(Saved data entries)
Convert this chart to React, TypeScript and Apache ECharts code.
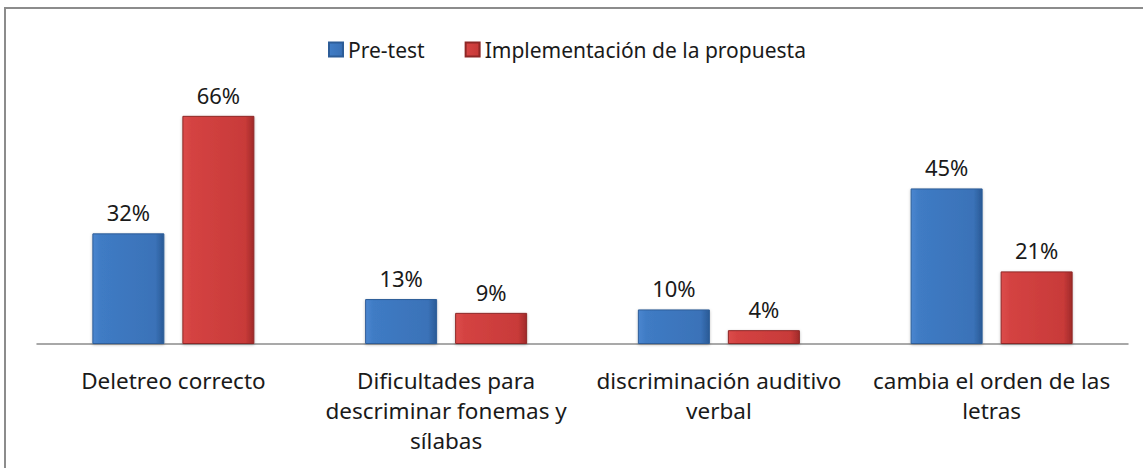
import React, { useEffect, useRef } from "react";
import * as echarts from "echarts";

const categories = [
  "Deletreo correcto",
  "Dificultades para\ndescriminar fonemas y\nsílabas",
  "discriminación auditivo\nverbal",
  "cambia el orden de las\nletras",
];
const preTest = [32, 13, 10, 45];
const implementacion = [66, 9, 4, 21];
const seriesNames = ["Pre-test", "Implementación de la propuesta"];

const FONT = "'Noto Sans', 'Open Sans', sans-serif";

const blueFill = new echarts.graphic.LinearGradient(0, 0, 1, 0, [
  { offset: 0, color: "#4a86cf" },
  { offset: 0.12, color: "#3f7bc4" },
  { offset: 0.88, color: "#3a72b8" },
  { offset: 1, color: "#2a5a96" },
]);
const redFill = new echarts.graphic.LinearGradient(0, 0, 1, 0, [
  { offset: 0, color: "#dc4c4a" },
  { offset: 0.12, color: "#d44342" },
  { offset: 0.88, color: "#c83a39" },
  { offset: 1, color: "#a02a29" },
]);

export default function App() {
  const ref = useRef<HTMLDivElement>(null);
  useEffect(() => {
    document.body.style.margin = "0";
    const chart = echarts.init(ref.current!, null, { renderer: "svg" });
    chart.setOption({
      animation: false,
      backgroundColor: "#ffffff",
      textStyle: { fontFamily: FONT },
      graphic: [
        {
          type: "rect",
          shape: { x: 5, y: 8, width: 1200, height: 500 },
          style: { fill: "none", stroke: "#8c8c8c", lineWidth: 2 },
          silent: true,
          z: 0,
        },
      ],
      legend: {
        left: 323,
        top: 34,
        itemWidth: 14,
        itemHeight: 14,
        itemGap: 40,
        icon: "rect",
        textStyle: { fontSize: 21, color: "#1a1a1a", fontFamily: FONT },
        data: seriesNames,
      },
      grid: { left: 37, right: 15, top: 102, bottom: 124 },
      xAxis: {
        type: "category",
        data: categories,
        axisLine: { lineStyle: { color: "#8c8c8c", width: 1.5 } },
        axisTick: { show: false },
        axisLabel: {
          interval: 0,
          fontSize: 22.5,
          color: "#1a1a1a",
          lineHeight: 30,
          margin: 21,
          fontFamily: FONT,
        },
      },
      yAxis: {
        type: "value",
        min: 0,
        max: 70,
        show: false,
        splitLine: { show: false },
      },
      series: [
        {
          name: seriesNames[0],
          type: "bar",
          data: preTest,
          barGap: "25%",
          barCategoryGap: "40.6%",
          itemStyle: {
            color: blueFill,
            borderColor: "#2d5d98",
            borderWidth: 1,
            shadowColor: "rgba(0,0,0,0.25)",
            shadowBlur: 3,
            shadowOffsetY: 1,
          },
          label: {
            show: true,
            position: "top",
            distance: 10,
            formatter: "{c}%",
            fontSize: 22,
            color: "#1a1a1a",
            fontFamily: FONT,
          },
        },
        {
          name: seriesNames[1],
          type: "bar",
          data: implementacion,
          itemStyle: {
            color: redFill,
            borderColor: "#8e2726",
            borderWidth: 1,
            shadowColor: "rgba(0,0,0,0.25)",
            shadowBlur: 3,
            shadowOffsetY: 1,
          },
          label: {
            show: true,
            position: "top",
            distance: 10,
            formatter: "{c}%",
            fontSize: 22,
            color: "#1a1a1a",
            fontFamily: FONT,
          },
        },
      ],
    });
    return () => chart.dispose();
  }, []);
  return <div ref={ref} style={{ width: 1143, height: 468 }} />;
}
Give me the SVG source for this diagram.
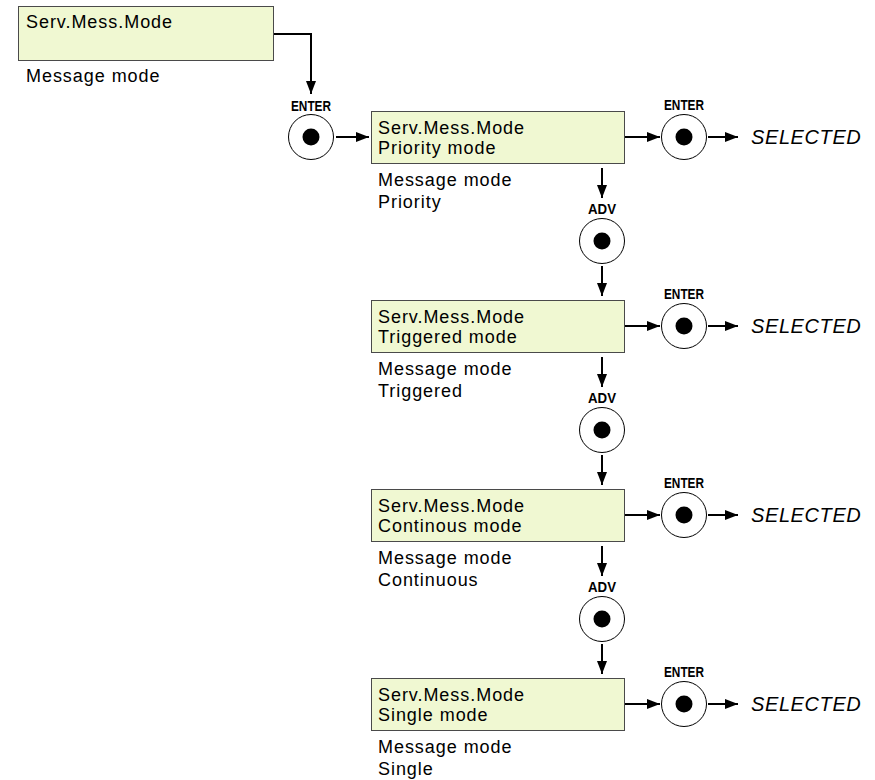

* [Exercise] Collect each line above holding the string "this".

* [Task solution]
Convert this chart to React, TypeScript and Apache ECharts code.
Give me the SVG source for this diagram.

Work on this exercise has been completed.